• Challenge: Repeat, exactly and in full, the lines of the listing below, but without any pictures.

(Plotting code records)
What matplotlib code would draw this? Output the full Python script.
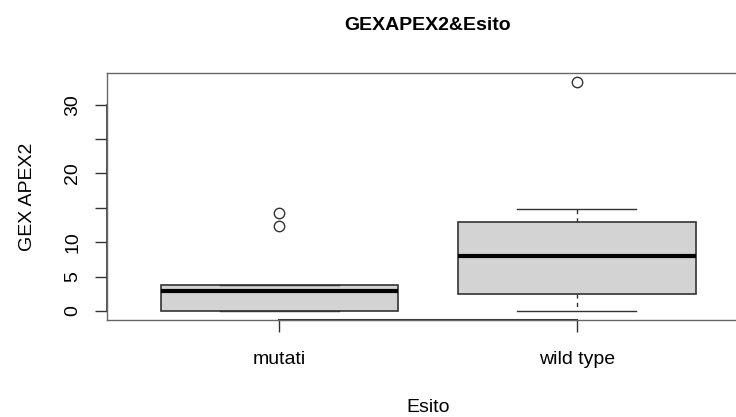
import matplotlib
matplotlib.use('Agg')
import matplotlib.pyplot as plt

# Riepilogo dei boxplot
gruppi = ['mutati', 'wild type']
minimi = [0.0, 0.0]
q1 = [0.0, 2.4]
mediane = [2.9, 8.0]
q3 = [3.75, 12.9]
massimi = [3.75, 14.8]
outlier = [[12.35, 14.3], [33.3]]

plt.rcParams['font.family'] = ['Liberation Sans', 'DejaVu Sans']

fig = plt.figure(figsize=(7.36, 4.17), dpi=100)
ax = fig.add_axes([107 / 736, 97 / 417, 642 / 736, 247 / 417])

stats = []
for i, nome in enumerate(gruppi):
    stats.append({
        'label': nome, 'whislo': minimi[i], 'q1': q1[i], 'med': mediane[i],
        'q3': q3[i], 'whishi': massimi[i], 'fliers': outlier[i],
    })

ax.bxp(stats, positions=[1, 2], widths=0.8, patch_artist=True,
       boxprops=dict(facecolor='#d3d3d3', edgecolor='#333333', linewidth=1.2),
       medianprops=dict(color='black', linewidth=3),
       whiskerprops=dict(color='#333333', linewidth=1, linestyle=(0, (3, 3))),
       capprops=dict(color='#333333', linewidth=1),
       capwidths=0.4,
       flierprops=dict(marker='o', markerfacecolor='none', markeredgecolor='#333333',
                       markersize=7.5, markeredgewidth=1))

ax.set_xlim(0.42, 2.58)
ax.set_ylim(-1.33, 34.63)

for s in ax.spines.values():
    s.set_color('#666666')
    s.set_linewidth(1)

ax.set_yticks([0, 5, 10, 15, 20, 25, 30])
ax.set_yticklabels(['0', '5', '10', '', '20', '', '30'], rotation=90, va='center')
ax.set_xticks([1, 2])
ax.set_xticklabels(gruppi)
ax.tick_params(axis='both', length=8.6, width=1, color='#333333', labelsize=14)
ax.tick_params(axis='y', pad=10)
ax.tick_params(axis='x', pad=14)

# linee degli assi come in R
ax.plot([1, 2], [-1.33, -1.33], color='#333333', lw=1.5, clip_on=False)
ax.plot([0.42, 0.42], [0, 30], color='#333333', lw=1.2, clip_on=False)

ax.set_xlabel('Esito', fontsize=14, labelpad=22)
ax.set_ylabel('GEX APEX2', fontsize=14, labelpad=20)
fig.text(428 / 736, 1 - 25 / 417, 'GEXAPEX2&Esito', ha='center', va='center',
         fontsize=14, fontweight='bold')

fig.savefig('out.png', dpi=100)
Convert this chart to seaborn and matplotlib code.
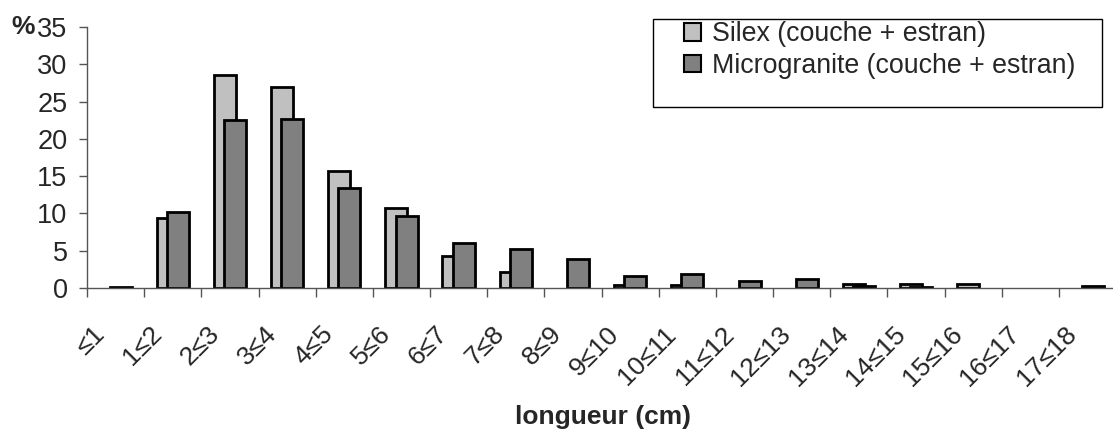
import numpy as np
import pandas as pd
import seaborn as sns
import matplotlib.pyplot as plt
import matplotlib.transforms as mtransforms
from matplotlib.patches import Patch, Rectangle

# classes de longueur (cm)
categories = ['≤1', '1≤2', '2≤3', '3≤4', '4≤5', '5≤6', '6≤7', '7≤8', '8≤9',
              '9≤10', '10≤11', '11≤12', '12≤13', '13≤14', '14≤15', '15≤16',
              '16≤17', '17≤18']
silex = [0, 9.4, 28.6, 26.9, 15.7, 10.7, 4.3, 2.2, 0, 0.45, 0.45, 0, 0,
         0.5, 0.5, 0.5, 0, 0]
microgranite = [0.1, 10.2, 22.5, 22.6, 13.4, 9.7, 6.0, 5.2, 3.85, 1.65, 1.9,
                0.98, 1.15, 0.3, 0.1, 0, 0, 0.3]
series_names = ['Silex (couche + estran)', 'Microgranite (couche + estran)']
colors = ['#c0c0c0', '#808080']

df = pd.DataFrame({
    'classe': categories * 2,
    'pct': silex + microgranite,
    'serie': [series_names[0]] * len(categories) + [series_names[1]] * len(categories),
})

sns.set_style("white")
plt.rcParams['font.family'] = ['Liberation Sans', 'DejaVu Sans']

W, H = 1113, 430
fig = plt.figure(figsize=(W / 100, H / 100), dpi=100)
ax = fig.add_axes([0.0782, 0.3302, 0.9245, 0.607])

sns.barplot(data=df, x='classe', y='pct', hue='serie', order=categories,
            hue_order=series_names, palette=colors, width=0.36,
            edgecolor='black', linewidth=2, saturation=1, legend=False, ax=ax)

# bars a bit wider than the dodge spacing, so they overlap like the original
bar_w = 0.385
for p in ax.patches:
    cx = p.get_x() + p.get_width() / 2
    p.set_width(bar_w)
    p.set_x(cx - bar_w / 2)
    if p.get_height() == 0:
        p.set_visible(False)

ax.set_xlim(-0.5, 17.5)
ax.set_ylim(0, 35)
ax.set_yticks(np.arange(0, 36, 5))
ax.tick_params(axis='y', labelsize=19.5, length=6, width=1, color='#555555',
               pad=8, direction='out', left=True)

# labels and ticks sit on the class boundaries
ax.set_xticks(np.arange(len(categories)) - 0.5)
ax.set_xticklabels(categories, rotation=45, ha='right', va='center',
                   rotation_mode='anchor', fontsize=19)
ax.tick_params(axis='x', length=6.5, width=1, color='#555555', pad=24,
               direction='out', bottom=True)
shift = mtransforms.ScaledTranslation(0.14, 0, fig.dpi_scale_trans)
for lab in ax.get_xticklabels():
    lab.set_transform(lab.get_transform() + shift)

sns.despine(ax=ax)
for s in ['left', 'bottom']:
    ax.spines[s].set_color('#555555')
    ax.spines[s].set_linewidth(1)

ax.set_xlabel('longueur (cm)', fontsize=19, fontweight='bold', va='top')
ax.xaxis.set_label_coords(603 / W, 1 - 405 / H, transform=fig.transFigure)
ax.set_ylabel('')
fig.text(0.010, 1 - 27 / H, '%', fontsize=19, fontweight='bold', va='center')

handles = [Patch(facecolor=c, edgecolor='black', linewidth=1.5) for c in colors]
leg = ax.legend(handles, series_names, loc='upper left',
                bbox_to_anchor=(684 / W, 1 - 21 / H),
                bbox_transform=fig.transFigure, fontsize=19.3, frameon=False,
                handlelength=0.65, handleheight=0.65, handletextpad=0.4,
                labelspacing=0.22, borderpad=0, borderaxespad=0)
# legend frame, wider padding left/right as in the original
fig.patches.append(Rectangle((653 / W, 1 - 107 / H), (1102 - 653) / W, 88 / H,
                             transform=fig.transFigure, facecolor='none',
                             edgecolor='black', linewidth=1))

fig.savefig('out.png', dpi=100)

• Exercise result:
What matplotlib code would draw this? Output the full Python script.
import matplotlib
matplotlib.use('Agg')
import matplotlib.pyplot as plt

# Riepilogo dei boxplot
gruppi = ['mutati', 'wild type']
minimi = [0.0, 0.0]
q1 = [0.0, 2.4]
mediane = [2.9, 8.0]
q3 = [3.75, 12.9]
massimi = [3.75, 14.8]
outlier = [[12.35, 14.3], [33.3]]

plt.rcParams['font.family'] = ['Liberation Sans', 'DejaVu Sans']

fig = plt.figure(figsize=(7.36, 4.17), dpi=100)
ax = fig.add_axes([107 / 736, 97 / 417, 642 / 736, 247 / 417])

stats = []
for i, nome in enumerate(gruppi):
    stats.append({
        'label': nome, 'whislo': minimi[i], 'q1': q1[i], 'med': mediane[i],
        'q3': q3[i], 'whishi': massimi[i], 'fliers': outlier[i],
    })

ax.bxp(stats, positions=[1, 2], widths=0.8, patch_artist=True,
       boxprops=dict(facecolor='#d3d3d3', edgecolor='#333333', linewidth=1.2),
       medianprops=dict(color='black', linewidth=3),
       whiskerprops=dict(color='#333333', linewidth=1, linestyle=(0, (3, 3))),
       capprops=dict(color='#333333', linewidth=1),
       capwidths=0.4,
       flierprops=dict(marker='o', markerfacecolor='none', markeredgecolor='#333333',
                       markersize=7.5, markeredgewidth=1))

ax.set_xlim(0.42, 2.58)
ax.set_ylim(-1.33, 34.63)

for s in ax.spines.values():
    s.set_color('#666666')
    s.set_linewidth(1)

ax.set_yticks([0, 5, 10, 15, 20, 25, 30])
ax.set_yticklabels(['0', '5', '10', '', '20', '', '30'], rotation=90, va='center')
ax.set_xticks([1, 2])
ax.set_xticklabels(gruppi)
ax.tick_params(axis='both', length=8.6, width=1, color='#333333', labelsize=14)
ax.tick_params(axis='y', pad=10)
ax.tick_params(axis='x', pad=14)

# linee degli assi come in R
ax.plot([1, 2], [-1.33, -1.33], color='#333333', lw=1.5, clip_on=False)
ax.plot([0.42, 0.42], [0, 30], color='#333333', lw=1.2, clip_on=False)

ax.set_xlabel('Esito', fontsize=14, labelpad=22)
ax.set_ylabel('GEX APEX2', fontsize=14, labelpad=20)
fig.text(428 / 736, 1 - 25 / 417, 'GEXAPEX2&Esito', ha='center', va='center',
         fontsize=14, fontweight='bold')

fig.savefig('out.png', dpi=100)
Convert this chart to seaborn and matplotlib code.
import numpy as np
import pandas as pd
import seaborn as sns
import matplotlib.pyplot as plt
import matplotlib.transforms as mtransforms
from matplotlib.patches import Patch, Rectangle

# classes de longueur (cm)
categories = ['≤1', '1≤2', '2≤3', '3≤4', '4≤5', '5≤6', '6≤7', '7≤8', '8≤9',
              '9≤10', '10≤11', '11≤12', '12≤13', '13≤14', '14≤15', '15≤16',
              '16≤17', '17≤18']
silex = [0, 9.4, 28.6, 26.9, 15.7, 10.7, 4.3, 2.2, 0, 0.45, 0.45, 0, 0,
         0.5, 0.5, 0.5, 0, 0]
microgranite = [0.1, 10.2, 22.5, 22.6, 13.4, 9.7, 6.0, 5.2, 3.85, 1.65, 1.9,
                0.98, 1.15, 0.3, 0.1, 0, 0, 0.3]
series_names = ['Silex (couche + estran)', 'Microgranite (couche + estran)']
colors = ['#c0c0c0', '#808080']

df = pd.DataFrame({
    'classe': categories * 2,
    'pct': silex + microgranite,
    'serie': [series_names[0]] * len(categories) + [series_names[1]] * len(categories),
})

sns.set_style("white")
plt.rcParams['font.family'] = ['Liberation Sans', 'DejaVu Sans']

W, H = 1113, 430
fig = plt.figure(figsize=(W / 100, H / 100), dpi=100)
ax = fig.add_axes([0.0782, 0.3302, 0.9245, 0.607])

sns.barplot(data=df, x='classe', y='pct', hue='serie', order=categories,
            hue_order=series_names, palette=colors, width=0.36,
            edgecolor='black', linewidth=2, saturation=1, legend=False, ax=ax)

# bars a bit wider than the dodge spacing, so they overlap like the original
bar_w = 0.385
for p in ax.patches:
    cx = p.get_x() + p.get_width() / 2
    p.set_width(bar_w)
    p.set_x(cx - bar_w / 2)
    if p.get_height() == 0:
        p.set_visible(False)

ax.set_xlim(-0.5, 17.5)
ax.set_ylim(0, 35)
ax.set_yticks(np.arange(0, 36, 5))
ax.tick_params(axis='y', labelsize=19.5, length=6, width=1, color='#555555',
               pad=8, direction='out', left=True)

# labels and ticks sit on the class boundaries
ax.set_xticks(np.arange(len(categories)) - 0.5)
ax.set_xticklabels(categories, rotation=45, ha='right', va='center',
                   rotation_mode='anchor', fontsize=19)
ax.tick_params(axis='x', length=6.5, width=1, color='#555555', pad=24,
               direction='out', bottom=True)
shift = mtransforms.ScaledTranslation(0.14, 0, fig.dpi_scale_trans)
for lab in ax.get_xticklabels():
    lab.set_transform(lab.get_transform() + shift)

sns.despine(ax=ax)
for s in ['left', 'bottom']:
    ax.spines[s].set_color('#555555')
    ax.spines[s].set_linewidth(1)

ax.set_xlabel('longueur (cm)', fontsize=19, fontweight='bold', va='top')
ax.xaxis.set_label_coords(603 / W, 1 - 405 / H, transform=fig.transFigure)
ax.set_ylabel('')
fig.text(0.010, 1 - 27 / H, '%', fontsize=19, fontweight='bold', va='center')

handles = [Patch(facecolor=c, edgecolor='black', linewidth=1.5) for c in colors]
leg = ax.legend(handles, series_names, loc='upper left',
                bbox_to_anchor=(684 / W, 1 - 21 / H),
                bbox_transform=fig.transFigure, fontsize=19.3, frameon=False,
                handlelength=0.65, handleheight=0.65, handletextpad=0.4,
                labelspacing=0.22, borderpad=0, borderaxespad=0)
# legend frame, wider padding left/right as in the original
fig.patches.append(Rectangle((653 / W, 1 - 107 / H), (1102 - 653) / W, 88 / H,
                             transform=fig.transFigure, facecolor='none',
                             edgecolor='black', linewidth=1))

fig.savefig('out.png', dpi=100)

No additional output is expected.